The point of all these reminiscences is to show how, even in a small American city at the beginning of the [twentieth] century, there were several quite distinct traditions of cooking with pasta.

Turn out the dough onto a floured surface. You will notice that this method results in the yellowest and stickiest dough of all. That’s because it’s already half-kneaded. Dust your hands with flour and continue the kneading. Work for 3 to 5 minutes, adding more flour if necessary, until you have a smooth ball of dough. Set it to rest under a dish towel or in plastic wrap.

Let the dough rest: I cannot emphasize too strongly the importance of letting the dough rest between the kneading and rolling. During this period, which should last at least 30 minutes and can continue in the refrigerator for days, the gluten in the flour relaxes and the dough becomes soft, well blended, and easy to work. I’ve put many a worrisome dough to rest under a dish towel, only to retrieve it 2 hours later, in perfect condition for rolling.

To roll the dough by hand: There are two stages in rolling pasta by hand. In the first, the dough is worked just as it is when you are making piecrust, pressing down and out from the center of the disk. This usually presents no problems for the American cook. The second stage is harder to learn, because you have to be able to do two things at once. It’s a little like learning to pat your head and rub your stomach at the same time: once you get it, it’s easy; but the first few times you try to do it, it seems impossible.

To begin, place the ball of dough on a floured surface. Pat it into a flat disk, and start to roll it with your rolling pin. Move always from the center to the edges of the circle, giving the dough a quarter-turn after each roll to keep the circular shape. Keep checking to be sure that the dough isn’t sticking to the board. If it is, loosen with a dough scraper and dust with flour. When the dough is about ¼ inch thick, the first stage is finished.

During the second stage, you will be pulling and stretching the dough instead of rolling it. Very often, I’ve seen experienced pasta rollers hang one end of the sheet over the edge of the table and lean their tummies against it as they roll. That way, they get a three-way action, pulling, rolling, and stretching!
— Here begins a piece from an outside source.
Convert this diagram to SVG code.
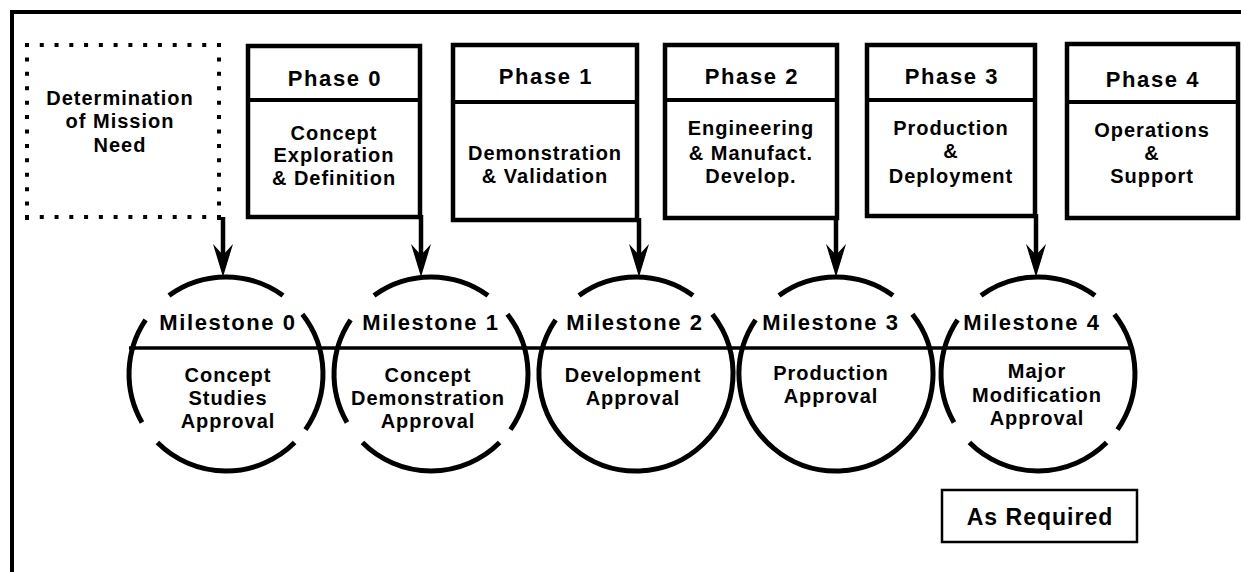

Curl the far edge of the circle around the center of your rolling pin. Then roll the pin back toward you, wrapping some of the dough around it. Push and stretch it away from you as you unroll the dough. At the same time, slide your hands lightly out and in on the pin, stretching the sheet sideways. Don’t press down. Pull out.

Turn the circle slightly after each stretch. You are trying to make a very thin sheet of dough, something like the thickness of good writing paper. It will be slightly transparent. You won’t be able to read through it, but if you’re rolling on a wooden surface, you should be able to see the grain of wood through the dough.

One way to be sure that you’re rolling the dough evenly and that it isn’t sticking to the board is to check its color. If the color is more intense at the center of the circle than at the edges, it means that the dough is thicker there. That often happens when it has stuck to the board. Roll it up onto a pin (a dough scraper will be helpful).